Pacific Investment Management Co. is buying the yen on a bet the Bank of Japan will be pressured into tightening monetary policy as inflation quickens.
The bond giant started building a long yen position when Japan’s currency weakened past 140 per dollar a few months ago, said Emmanuel Sharef, a Pimco fund manager, whose areas of focus include multi-asset investing and asset allocation.
“As we continue to see inflation in Japan rising and being steadily above their target, they will want to move in the direction of abandoning or changing their yield-curve control policies and eventually there might be a need for a hike,” he said last week in an interview in Singapore.
“Inflation in the US is coming down, and inflation in Japan is still elevated. Within our framework, that naturally creates a yen long.”
The yen has tumbled more than 12% against the dollar this year, disappointing many on Wall Street who have predicted it would rally as a hawkish Federal Reserve and dovish BOJ swapped places. While that’s so far failed to happen, economists have been bringing forward forecasts in recent months for when Japan’s central bank will normalize policy.
The yen slid to 151.91 per dollar last week, just shy of a three-decade low set in October 2022, and is the worst-performing Group-of-10 currency this year. The decline came even though the BOJ has relaxed its grip on the yield curve.
While the BOJ has taken a number of baby steps toward tightening policy — giving 10-year bond yields more room to rise by watering down the definition of its 1% cap — these have so far failed to spur a sustained rally in the currency. Leveraged funds boosted their net short positions on the yen to the most since April 2022 in the week ended Nov. 14, while many strategists are also predicting further weakness.
‘Need Is There’
“I can’t predict exactly what they’re going to do but the need is there to continue to tighten policy in some form,” Sharef said. “It could take the form of an additional easing step that’s more gradual. It could take the form of an abandonment of YCC and then eventually potentially a hike as well.”
One of Sharef’s colleagues at Pimco, former Fed vice chair Richard Clarida, said last month the BOJ may scrap its yield-curve control program before year-end if inflation proves stickier than expected. The central bank may also raise its short-term policy interest rate to 0% by early next year, from the current level of minus 0.1%, he wrote in a research note.
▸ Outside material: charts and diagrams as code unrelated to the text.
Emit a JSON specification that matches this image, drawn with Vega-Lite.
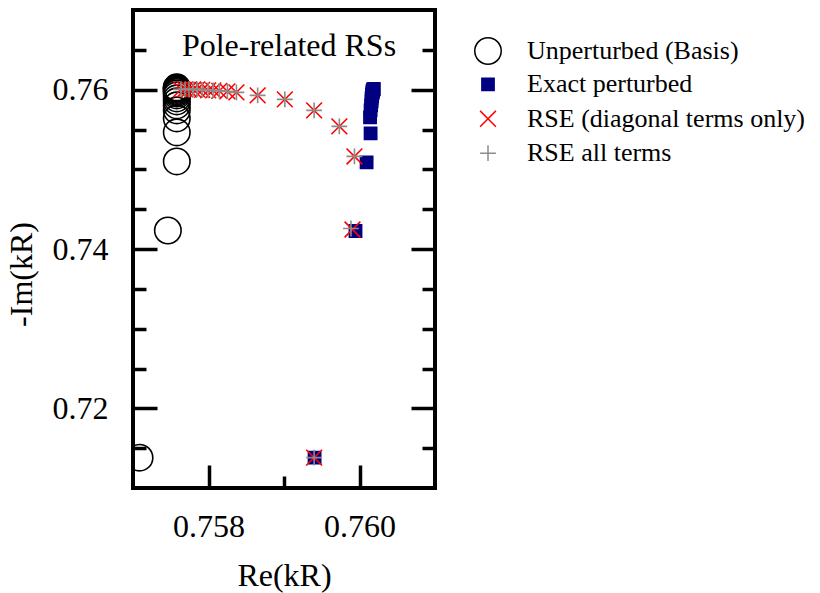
{
  "$schema": "https://vega.github.io/schema/vega-lite/v6.json",
  "width": 302,
  "height": 478,
  "autosize": {"type": "none"},
  "padding": {"left": 133, "top": 10, "right": 385, "bottom": 105},
  "background": "white",
  "config": {
    "font": "Liberation Serif",
    "view": {"stroke": "black", "strokeWidth": 4},
    "axis": {
      "domain": false,
      "grid": false,
      "tickColor": "black",
      "tickWidth": 3.5,
      "labelColor": "black",
      "titleColor": "black",
      "labelFontSize": 32,
      "titleFontSize": 32,
      "titleFontWeight": "normal",
      "labelFont": "Liberation Serif",
      "titleFont": "Liberation Serif",
      "labelOverlap": false,
      "labelFlush": false
    }
  },
  "title": {
    "text": "Pole-related RSs",
    "orient": "top",
    "anchor": "middle",
    "frame": "group",
    "offset": -78,
    "baseline": "alphabetic",
    "dx": 5,
    "fontSize": 32,
    "fontWeight": "normal",
    "font": "Liberation Serif",
    "color": "black"
  },
  "data": {
    "values": [
      {"series": "Unperturbed (Basis)", "re": 0.75758, "im": 0.750992},
      {"series": "Unperturbed (Basis)", "re": 0.75758, "im": 0.754636},
      {"series": "Unperturbed (Basis)", "re": 0.75758, "im": 0.756394},
      {"series": "Unperturbed (Basis)", "re": 0.75758, "im": 0.7574},
      {"series": "Unperturbed (Basis)", "re": 0.75758, "im": 0.758028},
      {"series": "Unperturbed (Basis)", "re": 0.75758, "im": 0.75853},
      {"series": "Unperturbed (Basis)", "re": 0.75758, "im": 0.758907},
      {"series": "Unperturbed (Basis)", "re": 0.75758, "im": 0.759284},
      {"series": "Unperturbed (Basis)", "re": 0.75758, "im": 0.759535},
      {"series": "Unperturbed (Basis)", "re": 0.75758, "im": 0.759724},
      {"series": "Unperturbed (Basis)", "re": 0.75758, "im": 0.759849},
      {"series": "Unperturbed (Basis)", "re": 0.75758, "im": 0.759975},
      {"series": "Unperturbed (Basis)", "re": 0.75758, "im": 0.7601},
      {"series": "Unperturbed (Basis)", "re": 0.75758, "im": 0.760163},
      {"series": "Unperturbed (Basis)", "re": 0.75758, "im": 0.760226},
      {"series": "Unperturbed (Basis)", "re": 0.75758, "im": 0.760289},
      {"series": "Unperturbed (Basis)", "re": 0.757462, "im": 0.742324},
      {"series": "Unperturbed (Basis)", "re": 0.757087, "im": 0.713807},
      {"series": "Exact perturbed", "re": 0.760094, "im": 0.750867},
      {"series": "Exact perturbed", "re": 0.760147, "im": 0.75451},
      {"series": "Exact perturbed", "re": 0.76014, "im": 0.75652},
      {"series": "Exact perturbed", "re": 0.760147, "im": 0.7574},
      {"series": "Exact perturbed", "re": 0.760154, "im": 0.758028},
      {"series": "Exact perturbed", "re": 0.76016, "im": 0.75853},
      {"series": "Exact perturbed", "re": 0.76016, "im": 0.758907},
      {"series": "Exact perturbed", "re": 0.760167, "im": 0.759158},
      {"series": "Exact perturbed", "re": 0.760167, "im": 0.759409},
      {"series": "Exact perturbed", "re": 0.760174, "im": 0.759598},
      {"series": "Exact perturbed", "re": 0.760174, "im": 0.759724},
      {"series": "Exact perturbed", "re": 0.760174, "im": 0.759849},
      {"series": "Exact perturbed", "re": 0.76018, "im": 0.759912},
      {"series": "Exact perturbed", "re": 0.76018, "im": 0.759975},
      {"series": "Exact perturbed", "re": 0.760187, "im": 0.760038},
      {"series": "Exact perturbed", "re": 0.760187, "im": 0.7601},
      {"series": "Exact perturbed", "re": 0.759947, "im": 0.742261},
      {"series": "Exact perturbed", "re": 0.759405, "im": 0.713806},
      {"series": "RSE (diagonal terms only)", "re": 0.759933, "im": 0.751621},
      {"series": "RSE (diagonal terms only)", "re": 0.759733, "im": 0.755389},
      {"series": "RSE (diagonal terms only)", "re": 0.759399, "im": 0.7574},
      {"series": "RSE (diagonal terms only)", "re": 0.759011, "im": 0.758781},
      {"series": "RSE (diagonal terms only)", "re": 0.758651, "im": 0.759284},
      {"series": "RSE (diagonal terms only)", "re": 0.75837, "im": 0.759661},
      {"series": "RSE (diagonal terms only)", "re": 0.75825, "im": 0.759786},
      {"series": "RSE (diagonal terms only)", "re": 0.758143, "im": 0.759849},
      {"series": "RSE (diagonal terms only)", "re": 0.758063, "im": 0.759912},
      {"series": "RSE (diagonal terms only)", "re": 0.757996, "im": 0.759912},
      {"series": "RSE (diagonal terms only)", "re": 0.757916, "im": 0.759975},
      {"series": "RSE (diagonal terms only)", "re": 0.757849, "im": 0.760038},
      {"series": "RSE (diagonal terms only)", "re": 0.757796, "im": 0.760038},
      {"series": "RSE (diagonal terms only)", "re": 0.757742, "im": 0.760038},
      {"series": "RSE (diagonal terms only)", "re": 0.757689, "im": 0.760038},
      {"series": "RSE (diagonal terms only)", "re": 0.757635, "im": 0.760038},
      {"series": "RSE (diagonal terms only)", "re": 0.759907, "im": 0.74245},
      {"series": "RSE (diagonal terms only)", "re": 0.759399, "im": 0.71381},
      {"series": "RSE all terms", "re": 0.759933, "im": 0.751621},
      {"series": "RSE all terms", "re": 0.759733, "im": 0.755389},
      {"series": "RSE all terms", "re": 0.759399, "im": 0.7574},
      {"series": "RSE all terms", "re": 0.759011, "im": 0.758781},
      {"series": "RSE all terms", "re": 0.758651, "im": 0.759284},
      {"series": "RSE all terms", "re": 0.75837, "im": 0.759661},
      {"series": "RSE all terms", "re": 0.75825, "im": 0.759786},
      {"series": "RSE all terms", "re": 0.758143, "im": 0.759849},
      {"series": "RSE all terms", "re": 0.758063, "im": 0.759912},
      {"series": "RSE all terms", "re": 0.757996, "im": 0.759912},
      {"series": "RSE all terms", "re": 0.757916, "im": 0.759975},
      {"series": "RSE all terms", "re": 0.757849, "im": 0.760038},
      {"series": "RSE all terms", "re": 0.757796, "im": 0.760038},
      {"series": "RSE all terms", "re": 0.757742, "im": 0.760038},
      {"series": "RSE all terms", "re": 0.757689, "im": 0.760038},
      {"series": "RSE all terms", "re": 0.757635, "im": 0.760038},
      {"series": "RSE all terms", "re": 0.759887, "im": 0.742576},
      {"series": "RSE all terms", "re": 0.759399, "im": 0.71381}
    ]
  },
  "layer": [
    {
      "mark": {"type": "point", "clip": true, "strokeWidth": 1.6, "opacity": 1},
      "encoding": {
        "x": {
          "field": "re", "type": "quantitative",
          "scale": {"domain": [0.757, 0.761], "nice": false, "zero": false},
          "axis": {"orient": "bottom", "values": [0.758, 0.76], "format": ".3f", "tickSize": -23, "labelPadding": 46, "title": "Re(kR)", "titlePadding": 18}
        },
        "y": {
          "field": "im", "type": "quantitative",
          "scale": {"domain": [0.71, 0.77], "nice": false, "zero": false},
          "axis": {"orient": "left", "values": [0.72, 0.74, 0.76], "format": ".2f", "tickSize": -24, "labelPadding": 49, "title": "-Im(kR)", "titlePadding": 14, "titleY": 264}
        },
        "shape": {
          "field": "series", "type": "nominal",
          "scale": {"domain": ["Unperturbed (Basis)", "Exact perturbed", "RSE (diagonal terms only)", "RSE all terms"], "range": ["circle", "square", "M-1,-1L1,1M-1,1L1,-1", "M-1,0L1,0M0,-1L0,1"]},
          "legend": {"title": null, "orient": "none", "legendX": 341, "legendY": 27, "labelFontSize": 26, "labelFont": "Liberation Serif", "labelColor": "black", "labelOffset": 25, "labelLimit": 500, "gridAlign": "all", "rowPadding": 3.4}
        },
        "fill": {
          "field": "series", "type": "nominal",
          "scale": {"domain": ["Unperturbed (Basis)", "Exact perturbed", "RSE (diagonal terms only)", "RSE all terms"], "range": ["transparent", "#000080", "transparent", "transparent"]},
          "legend": {"title": null, "orient": "none", "legendX": 341, "legendY": 27, "labelFontSize": 26, "labelFont": "Liberation Serif", "labelColor": "black", "labelOffset": 25, "labelLimit": 500, "gridAlign": "all", "rowPadding": 3.4}
        },
        "stroke": {
          "field": "series", "type": "nominal",
          "scale": {"domain": ["Unperturbed (Basis)", "Exact perturbed", "RSE (diagonal terms only)", "RSE all terms"], "range": ["black", "#000080", "red", "#8c8c8c"]},
          "legend": {"title": null, "orient": "none", "legendX": 341, "legendY": 27, "labelFontSize": 26, "labelFont": "Liberation Serif", "labelColor": "black", "labelOffset": 25, "labelLimit": 500, "gridAlign": "all", "rowPadding": 3.4}
        },
        "size": {
          "field": "series", "type": "nominal",
          "scale": {"type": "ordinal", "domain": ["Unperturbed (Basis)", "Exact perturbed", "RSE (diagonal terms only)", "RSE all terms"], "range": [700, 150, 250, 250]},
          "legend": {"title": null, "orient": "none", "legendX": 341, "legendY": 27, "labelFontSize": 26, "labelFont": "Liberation Serif", "labelColor": "black", "labelOffset": 25, "labelLimit": 500, "gridAlign": "all", "rowPadding": 3.4}
        }
      }
    },
    {
      "mark": {"type": "point", "opacity": 0},
      "encoding": {
        "x": {
          "field": "re", "type": "quantitative",
          "scale": {"domain": [0.757, 0.761], "nice": false, "zero": false},
          "axis": {"orient": "bottom", "values": [0.759], "labels": false, "tickSize": -12, "title": null}
        },
        "y": {
          "field": "im", "type": "quantitative",
          "scale": {"domain": [0.71, 0.77], "nice": false, "zero": false},
          "axis": {"orient": "left", "values": [0.715, 0.725, 0.73, 0.735, 0.745, 0.75, 0.755, 0.765], "labels": false, "tickSize": -13, "title": null}
        }
      }
    },
    {
      "mark": {"type": "point", "opacity": 0},
      "encoding": {
        "x": {"field": "re", "type": "quantitative", "scale": {"domain": [0.757, 0.761], "nice": false, "zero": false}, "axis": null},
        "y": {
          "field": "im", "type": "quantitative",
          "scale": {"domain": [0.71, 0.77], "nice": false, "zero": false},
          "axis": {"orient": "right", "values": [0.72, 0.74, 0.76], "labels": false, "tickSize": -24, "title": null}
        }
      }
    },
    {
      "mark": {"type": "point", "opacity": 0},
      "encoding": {
        "x": {"field": "re", "type": "quantitative", "scale": {"domain": [0.757, 0.761], "nice": false, "zero": false}, "axis": null},
        "y": {
          "field": "im", "type": "quantitative",
          "scale": {"domain": [0.71, 0.77], "nice": false, "zero": false},
          "axis": {"orient": "right", "values": [0.715, 0.725, 0.73, 0.735, 0.745, 0.75, 0.755, 0.765], "labels": false, "tickSize": -13, "title": null}
        }
      }
    }
  ],
  "resolve": {"axis": {"x": "independent", "y": "independent"}}
}
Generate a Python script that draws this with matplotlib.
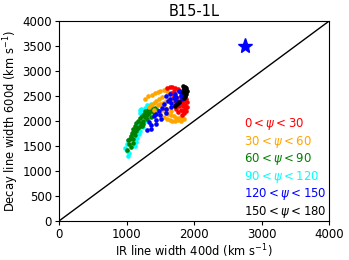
import matplotlib
matplotlib.use("Agg")
import matplotlib.pyplot as plt

red_x = [1600,1640,1680,1720,1760,1700,1780,1820,1800,1840,1860,1880,1850,1820,1870,1890,1840,1860,1800,1880,1850,1820,1760,1740,1780,1720,1800,1860,1880,1700,1660,1750,1830,1890,1790]
red_y = [2660,2680,2690,2660,2640,2600,2600,2560,2500,2520,2480,2440,2400,2360,2330,2280,2300,2240,2220,2200,2160,2120,2180,2250,2300,2400,2420,2580,2620,2500,2560,2460,2200,2380,2340]

orange_x = [1280,1320,1380,1420,1460,1500,1560,1600,1620,1520,1480,1440,1400,1360,1330,1460,1500,1540,1580,1620,1660,1700,1540,1580,1620,1660,1700,1740,1780,1820,1850,1500,1460,1560,1600,1640,1680,1720,1760,1800,1400,1560,1660,1600]
orange_y = [2440,2500,2520,2560,2580,2600,2620,2600,2560,2480,2440,2400,2360,2330,2280,2320,2340,2360,2400,2420,2440,2480,2220,2180,2140,2120,2100,2060,2060,2080,2040,2140,2180,2080,2040,2020,2000,2000,2020,2000,2220,2280,2200,2240]

green_x = [1010,1060,1030,1100,1020,1090,1060,1120,1080,1140,1100,1160,1130,1200,1140,1220,1170,1250,1200,1270,1230,1310,1260,1340,1300,1380,1330,1420,1370,1300,1240,1280,1360,1400,1170,1110,1050,1230,1450,1350]
green_y = [1420,1480,1540,1560,1620,1640,1700,1720,1760,1800,1840,1860,1900,1900,1960,1960,2000,2000,2060,2080,2100,2120,2140,2160,2200,2200,2240,2260,2280,2040,1940,2200,2080,2160,1860,1780,1640,1900,2220,2260]

cyan_x = [1020,1040,1000,980,1120,1010,1140,1040,1160,1070,1180,1100,1200,1120,1240,1150,1200,1240,1220,1270,1320,1300,1360,1200,1280]
cyan_y = [1300,1360,1400,1460,1500,1540,1580,1640,1660,1700,1740,1780,1800,1860,1880,1960,2160,2220,2240,2260,2300,2320,2340,2220,2000]

blue_x = [1300,1360,1360,1440,1430,1510,1500,1580,1580,1660,1660,1740,1740,1800,1830,1850,1770,1720,1700,1640,1620,1560,1520,1480,1440,1400,1340,1720,1780,1810,1640,1580,1820]
blue_y = [1820,1840,1920,1940,2020,2040,2120,2160,2240,2280,2360,2400,2480,2560,2620,2660,2600,2540,2460,2440,2400,2340,2260,2200,2140,2100,1980,2320,2380,2500,2540,2500,2440]

black_x = [1840,1860,1880,1850,1870,1890,1860,1880,1840,1870,1750,1720,1780,1850]
black_y = [2700,2680,2660,2640,2620,2600,2560,2540,2580,2500,2340,2300,2380,2460]

star_x = [2750]
star_y = [3500]

labels = [r"$0<\psi<30$", r"$30<\psi<60$", r"$60<\psi<90$",
          r"$90<\psi<120$", r"$120<\psi<150$", r"$150<\psi<180$"]
colors = ["red", "orange", "green", "cyan", "blue", "black"]

fig = plt.figure(figsize=(3.49, 2.60), dpi=100)
ax = fig.add_axes([0.169, 0.15, 0.774, 0.769])

ax.plot([0, 4000], [0, 4000], color="black", lw=1)
series = {"red": (red_x, red_y), "orange": (orange_x, orange_y),
          "green": (green_x, green_y), "cyan": (cyan_x, cyan_y),
          "blue": (blue_x, blue_y), "black": (black_x, black_y)}
for c in ["cyan", "green", "orange", "red", "blue", "black"]:
    xs, ys = series[c]
    ax.scatter(xs, ys, s=11, color=c, linewidths=0)
ax.plot(star_x, star_y, marker="*", color="blue", markersize=11, linestyle="none")

for i, (lab, c) in enumerate(zip(labels, colors)):
    ax.text(0.685, 0.485 - i * 0.0875, lab, color=c, fontsize=8.5,
            transform=ax.transAxes, ha="left", va="center")

ax.set_xlim(0, 4000)
ax.set_ylim(0, 4000)
ax.set_xticks([0, 1000, 2000, 3000, 4000])
ax.set_yticks(range(0, 4001, 500))
ax.tick_params(labelsize=8.5, length=3, pad=2)
ax.set_xlabel(r"IR line width 400d (km s$^{-1}$)", fontsize=8.3, labelpad=1)
ax.set_ylabel(r"Decay line width 600d (km s$^{-1}$)", fontsize=8.3, labelpad=1)
ax.set_title("B15-1L", fontsize=10.5, pad=4)

fig.savefig("out.png", dpi=100)
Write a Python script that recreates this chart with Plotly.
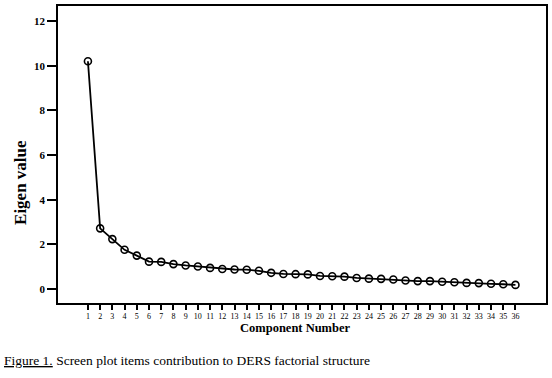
import plotly.graph_objects as go

components = list(range(1, 37))
eigenvalues = [10.2, 2.72, 2.24, 1.76, 1.50, 1.23, 1.22, 1.12, 1.06, 1.01,
               0.95, 0.90, 0.88, 0.87, 0.82, 0.73, 0.68, 0.67, 0.66, 0.59,
               0.58, 0.56, 0.50, 0.47, 0.46, 0.43, 0.39, 0.36, 0.36, 0.33,
               0.31, 0.28, 0.27, 0.24, 0.22, 0.19]
y_ticks = [0, 2, 4, 6, 8, 10, 12]

serif = "Liberation Serif, Times New Roman, serif"

fig = go.Figure(go.Scatter(
    x=components, y=eigenvalues, mode="lines+markers",
    line=dict(color="black", width=1.8),
    marker=dict(symbol="circle-open", size=7, color="black",
                line=dict(color="black", width=1.6)),
    showlegend=False))

L, R, T, B = 58, 4, 4, 75
W, H = 552, 378
pw, ph = W - L - R, H - T - B

def px(x):
    return (x - L) / pw

def py(y):
    return (H - B - y) / ph

fig.update_layout(
    width=W, height=H,
    margin=dict(l=L, r=R, t=T, b=B),
    paper_bgcolor="white", plot_bgcolor="white",
    font=dict(family=serif, color="black"),
    xaxis=dict(range=[-1.45, 38.5], tickmode="array", tickvals=components,
               ticktext=[str(c) for c in components],
               ticks="outside", ticklen=5, tickwidth=1.5, tickcolor="black",
               tickfont=dict(size=8, family=serif, color="black"),
               showline=True, linecolor="black", linewidth=1.5, mirror=True,
               showgrid=False, zeroline=False),
    yaxis=dict(range=[-0.62, 12.67], tickmode="array", tickvals=y_ticks,
               ticktext=[f"<b>{v}</b>" for v in y_ticks],
               ticks="outside", ticklen=9, tickwidth=1.5, tickcolor="black",
               tickfont=dict(size=11, family=serif),
               showline=True, linecolor="black", linewidth=1.8, mirror=True,
               showgrid=False, zeroline=False),
    annotations=[
        dict(text="<b>Eigen value</b>", x=px(21), y=py(182), xref="paper", yref="paper",
             textangle=-90, showarrow=False, font=dict(size=17, family=serif),
             xanchor="center", yanchor="middle"),
        dict(text="<b>Component Number</b>", x=px(296), y=py(328), xref="paper", yref="paper",
             showarrow=False, font=dict(size=12.5, family=serif),
             xanchor="center", yanchor="middle"),
        dict(text="<u>Figure 1.</u> Screen plot items contribution to DERS factorial structure",
             x=px(2), y=py(361), xref="paper", yref="paper",
             showarrow=False, font=dict(size=13.5, family=serif),
             xanchor="left", yanchor="middle"),
    ],
)

fig.write_html("out.html", config={"displayModeBar": False},
               post_script="document.body.style.margin='0';document.body.style.padding='0';")
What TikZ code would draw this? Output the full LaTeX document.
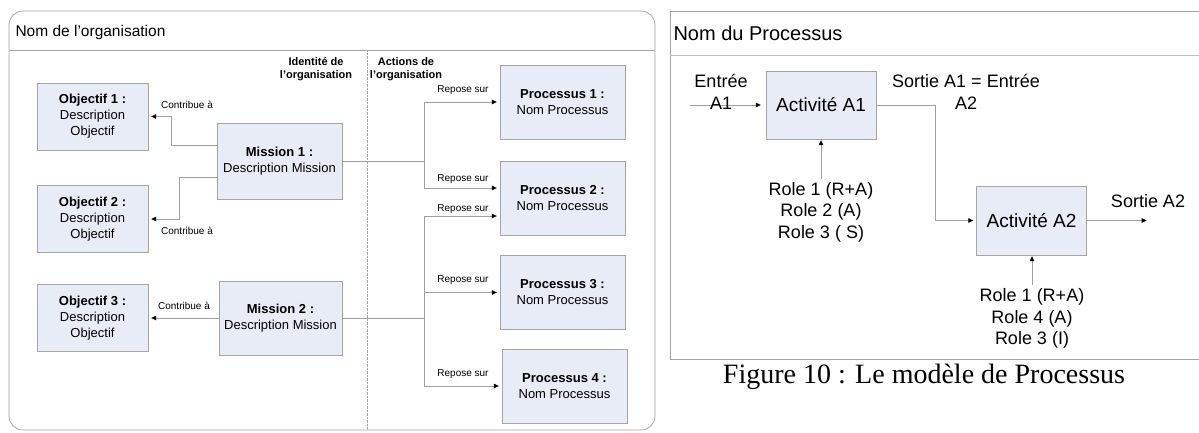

Japan’s inflation rate dropped below 3% for the first time in more than a year in September, lending credence to the BOJ’s view that upward pressure on prices is peaking. Still, the reading was stronger than economists’ consensus call for 2.7%.
Sharef helps oversee a number of strategies including the Pimco Inflation Response Multi-Asset Fund that’s had an average annual return of 4.4% over the past three years, beating more than 70% of its peers, data compiled by Bloomberg show.
Another possible avenue of support for the yen may come through a further bout of intervention from the authorities, who started purchasing it in October last year after it weakened past 150 per dollar.
“I do think that they’re feeling a good amount of pressure, especially from the yen around 150,” Sharef said. “Last time that it hit that level, they were effectively forced to intervene. This time around, they haven’t done that much yet, but I’m sure they’re concerned about it.”